A recent study from the University of Geneva (UNIGE) aimed to discover the link between sports and memory. The results, which were published in the journal Scientific Reports, show that exercise is not only good for the body, it also enhances memory.
In the study a group of 15 healthy, non-athletic men took a memory test at three different times: the first, after 30 minutes of moderate cycling, the second after 15 minutes of intensive cycling, and the third after a period of rest. The researchers also used functional MRI scans to look for changes in brain structure as well as blood tests to measure endocannabinoid levels. (Endocannabinoid molecules are released during exercise and are known to increase neuroplasticity.) The researchers discovered changes in brain structure, with results showing that the faster the individuals were, the more they activated their hippocampus (the area of the brain responsible for memory) as well as the caudate nucleus (involved in motor processes).
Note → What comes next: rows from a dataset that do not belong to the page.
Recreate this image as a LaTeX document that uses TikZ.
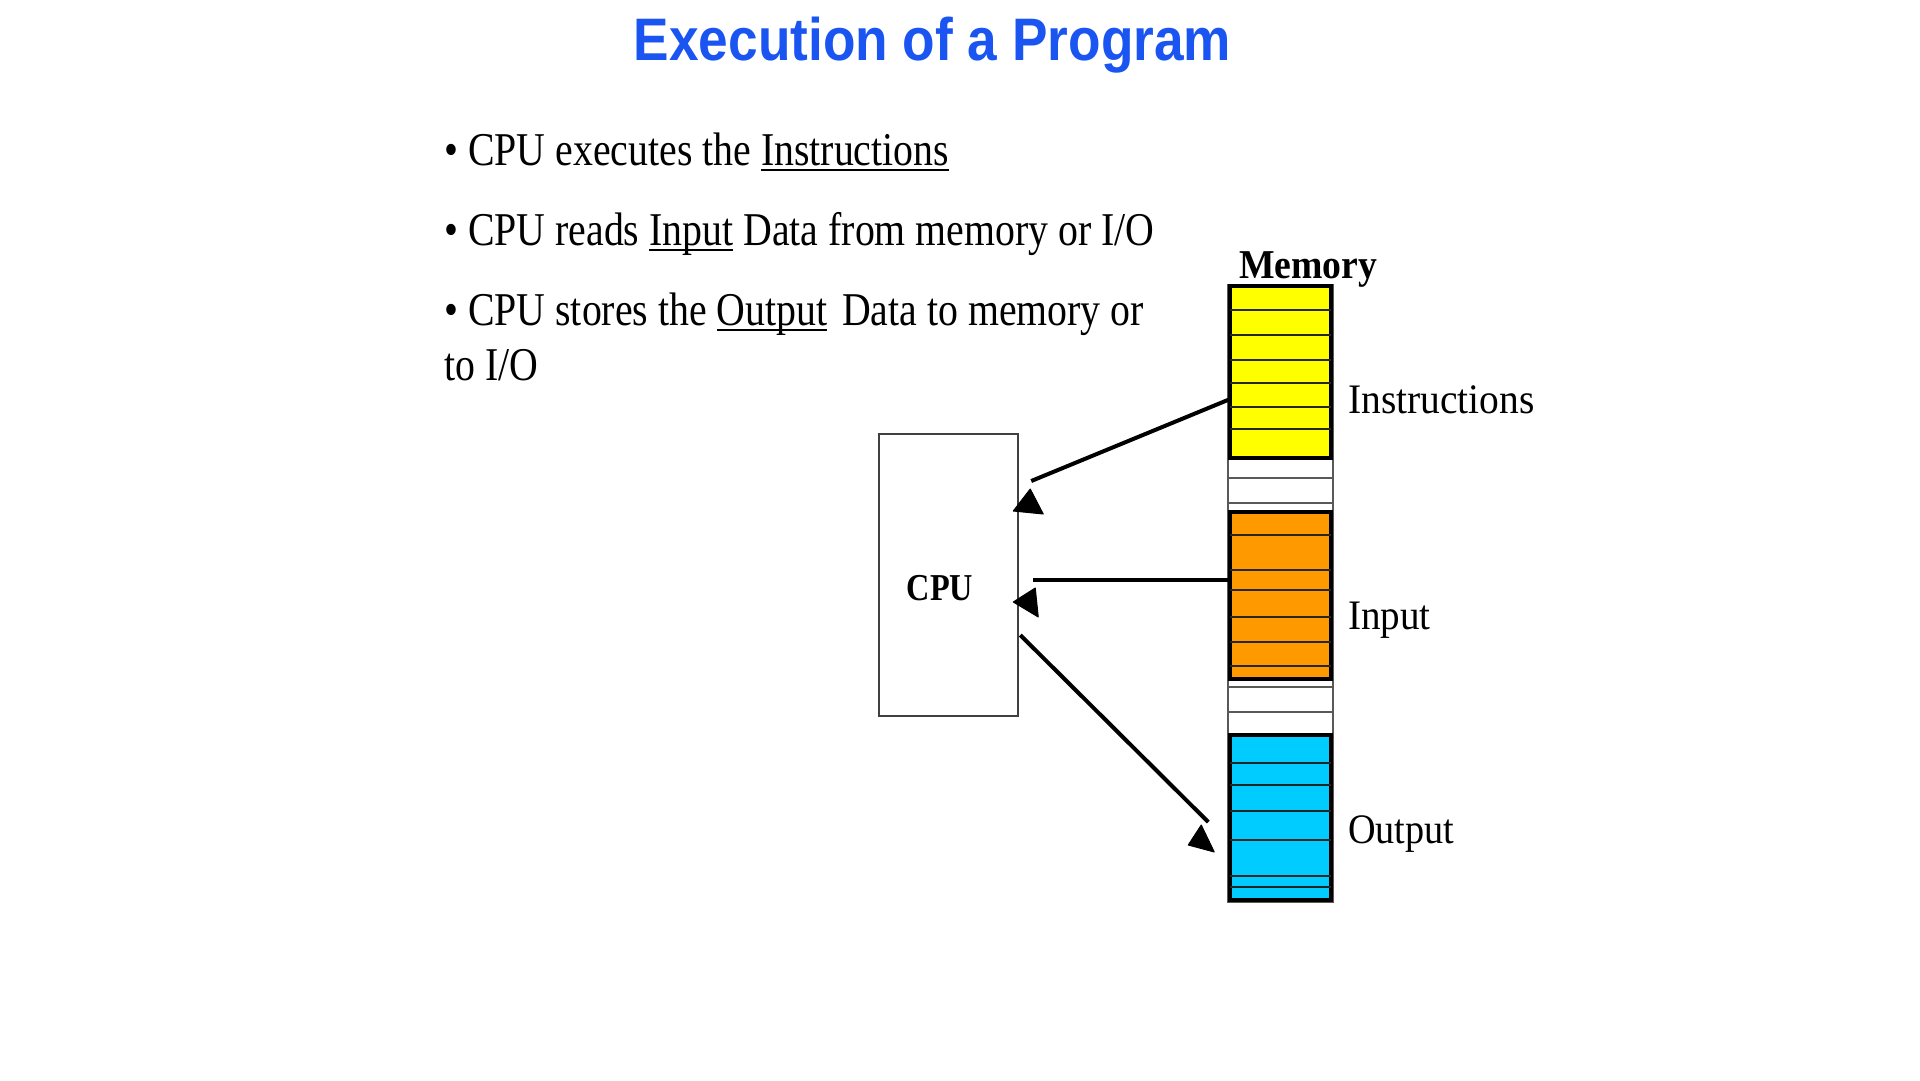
\documentclass[tikz,border=0pt]{standalone}
\usepackage{fontspec}
\setmainfont{Liberation Serif}
\newfontfamily\headfont{Liberation Sans}
\usetikzlibrary{calc}
\definecolor{titleblue}{HTML}{1A55F2}
\definecolor{memyellow}{HTML}{FFFF00}
\definecolor{memorange}{HTML}{FF9900}
\definecolor{memcyan}{HTML}{00CCFF}
% underline drawn just below the baseline, through descenders
\newcommand\ulword[1]{\setbox0\hbox{#1}\rlap{\rule[-6pt]{\wd0}{2pt}}#1}
\tikzset{
  bodytext/.style={anchor=base west, inner sep=0pt},
  memlabel/.style={anchor=base west, inner sep=0pt},
  block/.style={draw=black, line width=3.5pt, minimum width=101pt, inner sep=0pt},
  sepline/.style={draw=black!85, line width=2.5pt},
  greyline/.style={draw=black!65, line width=2pt},
  link/.style={draw=black, line width=4pt},
  tip/.style={fill=black, draw=black, line width=1pt, line join=round},
}
\newcommand\bodyfont{\fontsize{47}{47}\selectfont}
\newcommand\labfont{\fontsize{42}{42}\selectfont}
\begin{document}
\begin{tikzpicture}[x=1pt,y=-1pt]
\fill[white] (0,0) rectangle (1920,1080);
\useasboundingbox (0,0) rectangle (1920,1080);

% title
\node[anchor=base, inner sep=0pt, text=titleblue] (title) at (932.5,60)
  {\scalebox{0.887}[1]{\headfont\bfseries\fontsize{60}{60}\selectfont Execution of a Program}};

% bullet points
\node[bodytext] (b1) at (444,165) {\scalebox{0.847}[1]{\bodyfont \textbullet\ CPU executes the \ulword{Instructions}}};
\node[bodytext] (b2) at (444,245) {\scalebox{0.847}[1]{\bodyfont \textbullet\ CPU reads \ulword{Input} Data from memory or I/O}};
\node[bodytext] (b3) at (444,325) {\scalebox{0.847}[1]{\bodyfont \textbullet\ CPU stores the \ulword{Output}\hspace{0.37em}Data to memory or}};
\node[bodytext] (b4) at (444,380) {\scalebox{0.847}[1]{\bodyfont to I/O}};

% memory column outline
\draw[greyline] (1228,285) rectangle (1333,902);
\draw[greyline] (1228,478) -- (1333,478);
\draw[greyline] (1228,503) -- (1333,503);
\draw[greyline] (1228,687) -- (1333,687);
\draw[greyline] (1228,712) -- (1333,712);

% memory regions
\node[block, fill=memyellow, minimum height=172pt] (instr) at (1280.5,372) {};
\node[block, fill=memorange, minimum height=167pt] (input) at (1280.5,595.5) {};
\node[block, fill=memcyan, minimum height=165pt] (output) at (1280.5,817.5) {};
\foreach \y in {310,335,360,383,407,429}
  \draw[sepline] (1230,\y) -- (1331,\y);
\foreach \y in {535,570,590,617,642,666}
  \draw[sepline] (1230,\y) -- (1331,\y);
\foreach \y in {763,785,811,840,876,887}
  \draw[sepline] (1230,\y) -- (1331,\y);

\node[memlabel] (memtitle) at (1239,278) {\scalebox{0.92}[1]{\fontsize{41}{41}\selectfont\bfseries Memory}};
\node[memlabel] (linstr) at (1348,413) {\scalebox{0.94}[1]{\labfont Instructions}};
\node[memlabel] (linput) at (1348,629) {\scalebox{0.93}[1]{\labfont Input}};
\node[memlabel] (loutput) at (1348,843) {\scalebox{0.91}[1]{\labfont Output}};

% CPU
\node[draw=black!75, line width=2.5pt, minimum width=139pt, minimum height=282pt, inner sep=0pt] (cpu) at (948.5,575) {};
\node[anchor=base, inner sep=0pt] (cpulabel) at (940,600) {\scalebox{0.85}[1]{\fontsize{38}{38}\selectfont\bfseries CPU}};

% connectors
\coordinate (i1) at ($(instr.west)+(2,27)$);
\coordinate (i2) at ($(cpu.east)+(12,-94)$);
\coordinate (n1) at ($(input.west)+(2,-15.5)$);
\coordinate (n2) at ($(cpu.east)+(14,5)$);
\coordinate (o1) at ($(cpu.east)+(1,60)$);
\coordinate (o2) at ($(output.west)+(-20,4.5)$);
\draw[link] (i1) -- (i2);
\draw[link] (n1) -- (n2);
\draw[link] (o1) -- (o2);

% arrowheads
\filldraw[tip] ($(cpu.east)+(11,-86)$) -- ($(cpu.east)+(-6,-64)$) -- ($(cpu.east)+(24,-61)$) -- cycle;
\filldraw[tip] ($(cpu.east)+(-6,27)$) -- ($(cpu.east)+(16,13)$) -- ($(cpu.east)+(19,42)$) -- cycle;
\filldraw[tip] ($(output.west)+(-27,7.5)$) -- ($(output.west)+(-40,27.5)$) -- ($(output.west)+(-14,34.5)$) -- cycle;
\end{tikzpicture}
\end{document}
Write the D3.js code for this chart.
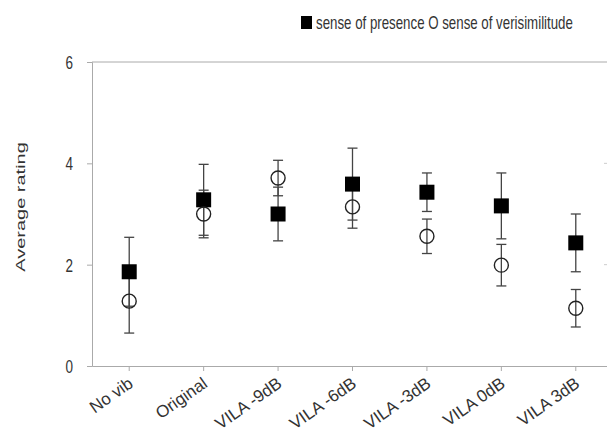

Another study by the same research team found that exercise positively affected associative memory. That study discovered somewhat different findings than the new study in that they found that moderate exercise produced better results (as opposed to the faster and higher intensity exercise enhancing memory most). This highlights that not all sports have the same effects. Speaking specifically about children’s education, the researchers stated: "Sports activity can be easy to implement, minimally invasive and inexpensive intervention. For example, would it be useful to schedule a sports activity at the end of a school morning to consolidate memory and improve learning?" The authors are currently exploring how these discoveries could help those at high risk of developing Alzheimer’s disease.